This day in history: Spokane judge proposed banning divorce. 2 men arrested after shots fired from downtown hotel
From 1975: A two-block area of downtown was cordoned off after at least four shots were fired in the vicinity of the Globe Annex Hotel, 225 N. Division.
Two men said somebody had shot at them from the hotel. A SWAT team was activated and stormed the hotel.
“But once inside, they found one of the suspects asleep,” said the Spokane Chronicle.
He was arrested and a second suspect also was arrested on a charge of resisting arrest. Police found two .22-caliber rifles in the two hotel rooms, along with “dozens of spent casings.”

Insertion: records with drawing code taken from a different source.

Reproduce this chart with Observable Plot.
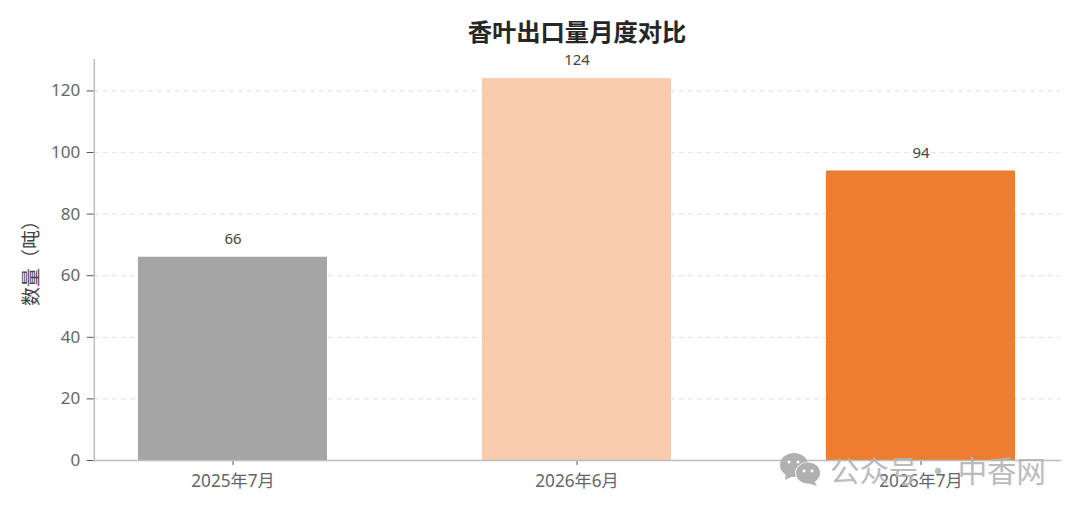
<!DOCTYPE html>
<html><head><meta charset="utf-8">
<script src="https://cdn.jsdelivr.net/npm/d3@7"></script>
<script src="https://cdn.jsdelivr.net/npm/@observablehq/plot@0.6"></script>
<style>
html,body{margin:0;padding:0;background:#fff;overflow:hidden}
#wrap{position:relative;width:1080px;height:513px;font-family:"Noto Sans","Noto Sans CJK SC",sans-serif}
#title{height:48px;line-height:62px;margin:0;padding-left:94px;width:966px;text-align:center;font-family:"Noto Sans CJK SC",sans-serif;font-size:24.3px;font-weight:700;color:#262626;box-sizing:content-box}
#wm{position:absolute;left:830px;top:450px;font-family:"Noto Sans CJK SC",sans-serif;font-size:29.4px;line-height:38px;color:#b4b4b4;white-space:pre;word-spacing:-1.5px;opacity:.9}
#icon{position:absolute;left:779px;top:450px}
svg.plot{display:block}
</style></head>
<body><div id="wrap">
<div id="title"></div>
<div id="chart"></div>
<svg id="icon" width="44" height="38" viewBox="0 0 44 38">
<ellipse cx="15" cy="15" rx="14" ry="12" fill="#b0b0b0"/><path d="M7 23l-1 7 8-4z" fill="#b0b0b0"/>
<ellipse cx="29" cy="23" rx="13" ry="11" fill="#fff"/><ellipse cx="29" cy="23" rx="12" ry="10.5" fill="#b0b0b0"/><path d="M35 31l3 5-9-3z" fill="#b0b0b0"/>
<circle cx="10" cy="12" r="1.5" fill="#fff"/><circle cx="19" cy="12" r="1.5" fill="#fff"/>
<circle cx="25" cy="21" r="1.4" fill="#fff"/><circle cx="33" cy="21" r="1.4" fill="#fff"/>
</svg>
<div id="wm"></div>
</div>
<script>
const titleText = "香叶出口量月度对比";
const yLabel = "数量（吨）";
const watermark = "公众号 · 中香网";
const months = ["2025年7月", "2026年6月", "2026年7月"];
const volumes = [66, 124, 94];
const barColors = ["#a5a5a5", "#f8cbad", "#ed7d31"];
const yTicks = [0, 20, 40, 60, 80, 100, 120];
const rows = months.map((m, i) => ({month: m, value: volumes[i]}));

document.getElementById("title").textContent = titleText;
document.getElementById("wm").textContent = watermark;

const chart = Plot.plot({
  width: 1080, height: 465,
  marginLeft: 93.8, marginRight: 20.2, marginTop: 11, marginBottom: 53,
  style: {fontFamily: '"Noto Sans","Noto Sans CJK SC",sans-serif', background: "#fff", overflow: "visible"},
  x: {domain: months, paddingInner: 0.4514, paddingOuter: 0.1277, label: null, axis: null},
  y: {domain: [0, 130.2], label: null, axis: null},
  color: {domain: months, range: barColors},
  marks: [
    Plot.ruleY(yTicks.filter(d => d > 0), {stroke: "#e4e4e4", strokeWidth: 1.2, strokeDasharray: "5,4"}),
    Plot.barY(rows, {x: "month", y: "value", fill: "month"}),
    Plot.text(rows, {x: "month", y: "value", text: d => String(d.value), dy: -18, fontSize: 15, fill: "#444"}),
    Plot.axisY({ticks: yTicks, tickSize: 7, tickPadding: 7, fontSize: 17, color: "#666", stroke: "#555", label: null}),
    Plot.axisX({tickSize: 5, tickPadding: 9, fontSize: 17.2, color: "#666", stroke: "#555", label: null}),
    Plot.frame({anchor: "left", stroke: "#bdbdbd", strokeWidth: 1.5}),
    Plot.frame({anchor: "bottom", stroke: "#bdbdbd", strokeWidth: 1.5}),
    Plot.text([yLabel], {frameAnchor: "left", dx: -62, dy: 46, rotate: -90, fontSize: 19, fill: "#444", text: d => d})
  ]
});
document.getElementById("chart").appendChild(chart);
</script>
</body></html>
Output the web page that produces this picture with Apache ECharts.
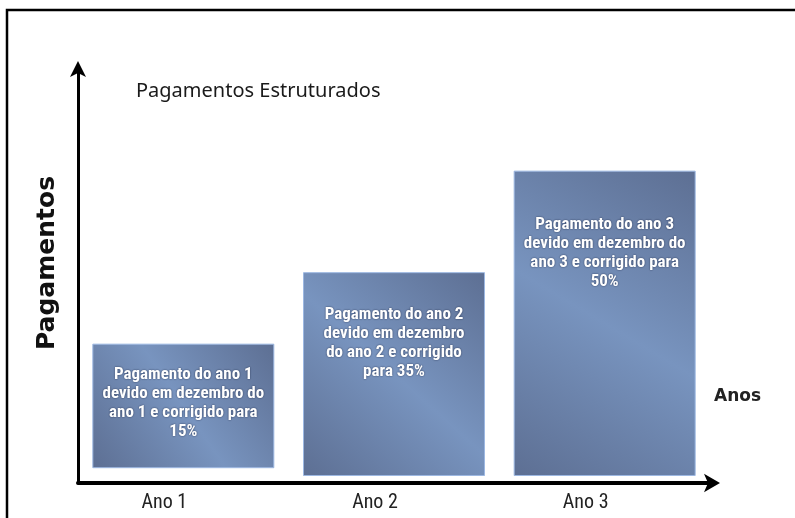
<!DOCTYPE html>
<html>
<head>
<meta charset="utf-8">
<script src="https://cdn.jsdelivr.net/npm/echarts@6/dist/echarts.min.js"></script>
<style>html,body{margin:0;padding:0;background:#fff;}#c{width:795px;height:518px;}</style>
</head>
<body>
<div id="c"></div>
<script>
// Data
const categories = ['Ano 1', 'Ano 2', 'Ano 3'];
const barBottom = [3.6, 1.7, 1.7];
const barTop = [33.9, 51.3, 76.0];
const barTexts = [
  'Pagamento do ano 1\ndevido em dezembro do\nano 1 e corrigido para\n15%',
  'Pagamento do ano 2\ndevido em dezembro\ndo ano 2 e corrigido\npara 35%',
  'Pagamento do ano 3\ndevido em dezembro do\nano 3 e corrigido para\n50%'
];
const titleText = 'Pagamentos Estruturados';
const yName = 'Pagamentos';
const xName = 'Anos';

// Styles
const labelDistances = [22, 33, 45];
const narrow = "'Liberation Sans Narrow', 'Roboto Condensed', 'Noto Sans', sans-serif";

const chart = echarts.init(document.getElementById('c'), null, {renderer: 'canvas'});

const barFill = new echarts.graphic.LinearGradient(0, 1, 1, 0, [
  {offset: 0, color: '#5d6f93'},
  {offset: 0.5, color: '#7894bf'},
  {offset: 1, color: '#5d6f93'}
]);

chart.setOption({
  backgroundColor: '#fff',
  animation: false,
  title: {
    text: titleText,
    left: 131, top: 76,
    textStyle: {fontFamily: "'Noto Sans', sans-serif", fontSize: 20, fontWeight: 'normal', color: '#1a1a1a'}
  },
  grid: {left: 78, right: 85, top: 72, bottom: 35, containLabel: false},
  xAxis: {
    type: 'category',
    data: categories,
    axisLine: {show: true, lineStyle: {color: '#000', width: 4}, symbol: ['none', 'arrow'], symbolSize: [14, 16], symbolOffset: [0, 10]},
    axisTick: {show: false},
    axisLabel: {margin: 10, fontFamily: narrow, fontSize: 20, color: '#222', padding: [0, 38, 0, 0]},
    splitLine: {show: false}
  },
  yAxis: {
    type: 'value',
    min: 0, max: 100,
    axisLine: {show: true, lineStyle: {color: '#000', width: 3}, symbol: ['none', 'arrow'], symbolSize: [12, 16], symbolOffset: [0, 11]},
    axisTick: {show: false},
    axisLabel: {show: false},
    splitLine: {show: false}
  },
  graphic: [
    {type: 'rect', shape: {x: 7, y: 10, width: 820, height: 540}, style: {fill: 'none', stroke: '#000', lineWidth: 2.5}, silent: true, z: 100},
    {type: 'text', x: 47, y: 263, rotation: Math.PI / 2, style: {text: yName, font: "bold 25px 'DejaVu Sans', sans-serif", fill: '#111', align: 'center', verticalAlign: 'middle'}},
    {type: 'text', x: 714, y: 397, style: {text: xName, font: "bold 17px 'DejaVu Sans', sans-serif", fill: '#222', align: 'left', verticalAlign: 'middle'}}
  ],
  series: [
    {
      type: 'bar', stack: 's', barWidth: 182,
      data: barBottom,
      itemStyle: {color: 'transparent'},
      silent: true
    },
    {
      type: 'bar', stack: 's', barWidth: 182,
      data: barTop.map((t, i) => ({
        value: +(t - barBottom[i]).toFixed(2),
        label: {distance: labelDistances[i], formatter: barTexts[i]}
      })),
      itemStyle: {color: barFill, borderColor: '#9db8e2', borderWidth: 1},
      label: {
        show: true, position: 'insideTop',
        fontFamily: narrow, fontSize: 17, fontWeight: 'bold', lineHeight: 19, color: '#fff', align: 'center',
        textShadowColor: 'rgba(20,30,60,0.8)', textShadowBlur: 2
      }
    }
  ]
});
</script>
</body>
</html>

One of the suspects was wanted on multiple warrants from California, including kidnapping a minor for the purpose of sexual assault.
From 1925: Judge J.B. Lindsley of Spokane proposed a shocking idea: abolishing divorce altogether.
In its place, he wanted to substitute a “separate maintenance law which will bar remarriage.”
Lindsley said he had grown disgusted with Washington’s divorce laws after handling thousands of cases. He said divorce laws should be abolished because “there is no such thing as reforming the so-called divorce evil.”
“The thing to do is put it on such a basis that persons will not contract marriage with the idea that if they do not like it they can go to the court and get free to marry another,” he said.
He claimed that people were coming to Spokane from all over the region, even from Canada, to take advantage of the state’s divorce laws. He said that would change in a hurry if remarriage was banned.